Actually there is a TON of evidence that e.g. Russian elections 2011 were heavily falsified. There are dozens (probably hundreds) reports of independent observers, plenty of videos capturing ballot stuffing, multiple cases when election papers are known to have been forged after the ballot count was finished, etc. etc. I don't know what are "reliable means" for you though; all that evidence has been outright rejected by every single Russian official or court.

lovemenot · on July 4, 2016

Yes. And what bothers me about this study is that it seems to rely on our implicit understanding of this circumstance.
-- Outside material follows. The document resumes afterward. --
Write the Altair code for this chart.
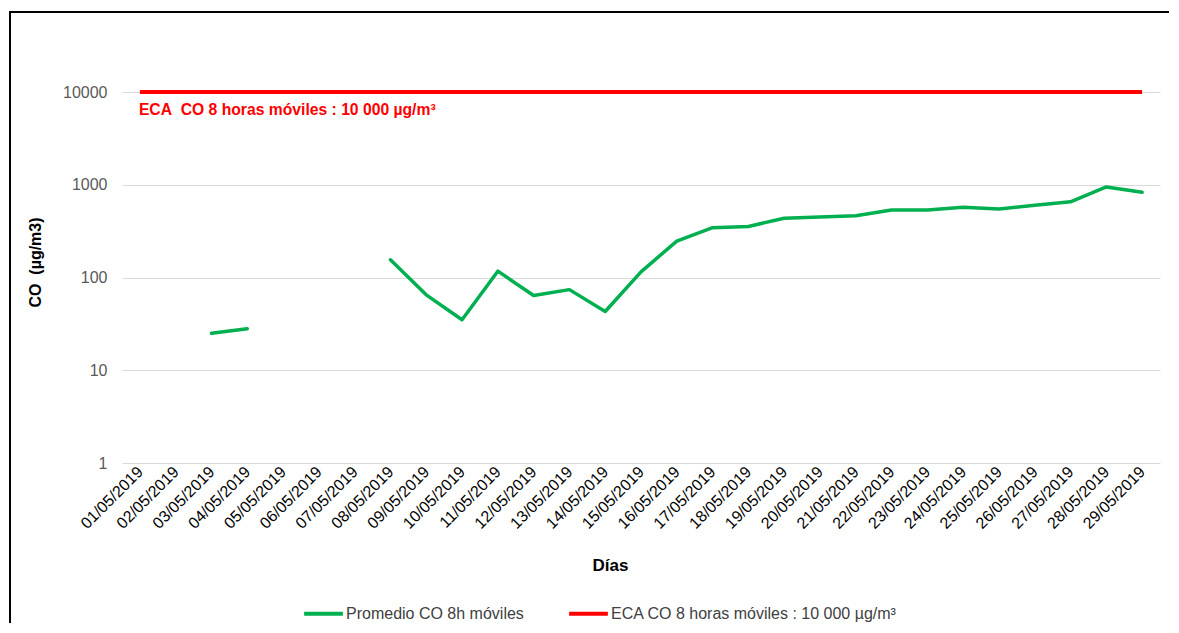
import altair as alt
import pandas as pd

fechas = ["01/05/2019", "02/05/2019", "03/05/2019", "04/05/2019", "05/05/2019",
          "06/05/2019", "07/05/2019", "08/05/2019", "09/05/2019", "10/05/2019",
          "11/05/2019", "12/05/2019", "13/05/2019", "14/05/2019", "15/05/2019",
          "16/05/2019", "17/05/2019", "18/05/2019", "19/05/2019", "20/05/2019",
          "21/05/2019", "22/05/2019", "23/05/2019", "24/05/2019", "25/05/2019",
          "26/05/2019", "27/05/2019", "28/05/2019", "29/05/2019"]

promedio_co = [None, None, 25, 28, None, None, None, 155, 65, 35,
               117, 64, 74, 43, 115, 247, 344, 355, 436, 450,
               463, 533, 533, 572, 548, 602, 655, 946, 828]

eca_valor = 10000
serie_prom = "Promedio CO 8h móviles"
serie_eca = "ECA CO 8 horas móviles : 10 000 µg/m³"
anotacion = "ECA\u00a0 CO 8 horas móviles : 10 000 µg/m³"
y_titulo = "CO\u00a0 (µg/m3)"
y_ticks = [1, 10, 100, 1000, 10000]

FONT = "Liberation Sans"

# build tables
rows = []
seg = 0
prev_none = True
for f, v in zip(fechas, promedio_co):
    if v is None:
        prev_none = True
        continue
    if prev_none:
        seg += 1
        prev_none = False
    rows.append({"fecha": f, "valor": v, "serie": serie_prom, "seg": seg})
df_prom = pd.DataFrame(rows)
df_eca = pd.DataFrame({"fecha": fechas, "valor": [eca_valor] * len(fechas),
                       "serie": [serie_eca] * len(fechas), "seg": [0] * len(fechas)})
df_txt = pd.DataFrame({"fecha": [fechas[0]], "valor": [eca_valor], "texto": [anotacion]})

x_enc = alt.X("fecha:O", sort=fechas,
              scale=alt.Scale(type="point", domain=fechas, padding=0.5),
              axis=alt.Axis(title="Días", labelAngle=-45, labelAlign="right",
                            labelBaseline="middle", labelPadding=6,
                            labelFontSize=16, labelColor="#000000", labelFont=FONT,
                            ticks=False, domain=False, grid=False,
                            titleFont=FONT, titleFontSize=17, titleFontWeight="bold",
                            titleColor="#000000", titleX=488, titleY=102,
                            titleAlign="center", titleBaseline="middle"))
y_enc = alt.Y("valor:Q",
              scale=alt.Scale(type="log", domain=[1, 10000], nice=False),
              axis=alt.Axis(title=y_titulo, values=y_ticks, format="d",
                            labelFontSize=16, labelColor="#595959", labelFont=FONT,
                            labelPadding=15, ticks=False, domain=False,
                            gridColor="#d9d9d9", gridWidth=1,
                            titleFont=FONT, titleFontSize=16, titleFontWeight="bold",
                            titleColor="#000000", titleAngle=-90, titleX=-87, titleY=170,
                            titleAlign="center", titleBaseline="middle"))

color_enc = alt.Color("serie:N",
                      scale=alt.Scale(domain=[serie_prom, serie_eca], range=["#00B050", "#FF0000"]),
                      legend=alt.Legend(title=None, orient="none", direction="horizontal",
                                        legendX=180, legendY=500,
                                        symbolType="stroke", symbolStrokeWidth=4,
                                        symbolSize=1500, labelFont=FONT, labelFontSize=16,
                                        labelColor="#404040", columnPadding=37,
                                        labelOffset=1, padding=0, labelLimit=0))

green = alt.Chart(df_prom).mark_line(strokeWidth=3.5, strokeCap="round", strokeJoin="round").encode(
    x=x_enc, y=y_enc, color=color_enc, detail="seg:N")

red = alt.Chart(df_eca).mark_line(strokeWidth=4).encode(
    x=alt.X("fecha:O", sort=fechas), y=alt.Y("valor:Q"), color=alt.Color("serie:N"))

txt = alt.Chart(df_txt).mark_text(align="left", baseline="middle", dy=18, dx=-1,
                                  font=FONT, fontSize=15.7, fontWeight="bold",
                                  color="#FF0000").encode(
    x=alt.X("fecha:O", sort=fechas), y=alt.Y("valor:Q"), text="texto:N")

frame_df = pd.DataFrame({"k": [0]})
left_border = alt.Chart(frame_df).mark_rule(color="#000000", strokeWidth=2).encode(
    x=alt.value(-112), y=alt.value(-80), y2=alt.value(560))
top_border = alt.Chart(frame_df).mark_rule(color="#000000", strokeWidth=2).encode(
    x=alt.value(-113), x2=alt.value(1047), y=alt.value(-80), y2=alt.value(-80))

chart = alt.layer(red, green, txt, left_border, top_border).properties(
    width=1038, height=371,
    padding={"left": 114, "top": 84, "right": 9, "bottom": 160},
    autosize=alt.AutoSizeParams(type="none"),
    background="#ffffff",
).configure_view(stroke=None)

chart.save("out.html", embed_options={"renderer": "svg", "actions": False})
Rather than using a set of data where they can explicitly compare fraudulent and legitimate results.

Surely there would have been a better set of test data than one for which politicians are still actively serving.

Unfortunately the science is somewhat tainted by the politics here since it is very unlikely they'll get independent confirmation of fraud for the test set.

kirillkh · on July 4, 2016

> These elections in Russia that we analysed using this method were fraudulent - as proved by the method.

Not "as proved by the method", but "as proved by the science of statistics". So let me fix it for you:

a) This method can identify fraudulent elections, because it's scientifically correct.

b) These elections in Russia that we analysed using this method were fraudulent - as proved by the science of statistics.

FYI, the paper was published in "Annals of Applied Statistics", which is a peer-reviewed journal.

lovemenot · on July 4, 2016

I acknowledge that I am no expert, so thanks for your time to try to set me straight. If I may ask, how does statistics let them be so confident of fraud when there is no other hard evidence of fraud in their data? In other words, how can they be sure there's no other explanation, when they apparently have not yet demonstrated the effect on other known fraudulent elections?

I have asked this question in different ways, but to my (admittedly limited) understanding, the question has not been answered by you or anyone else here.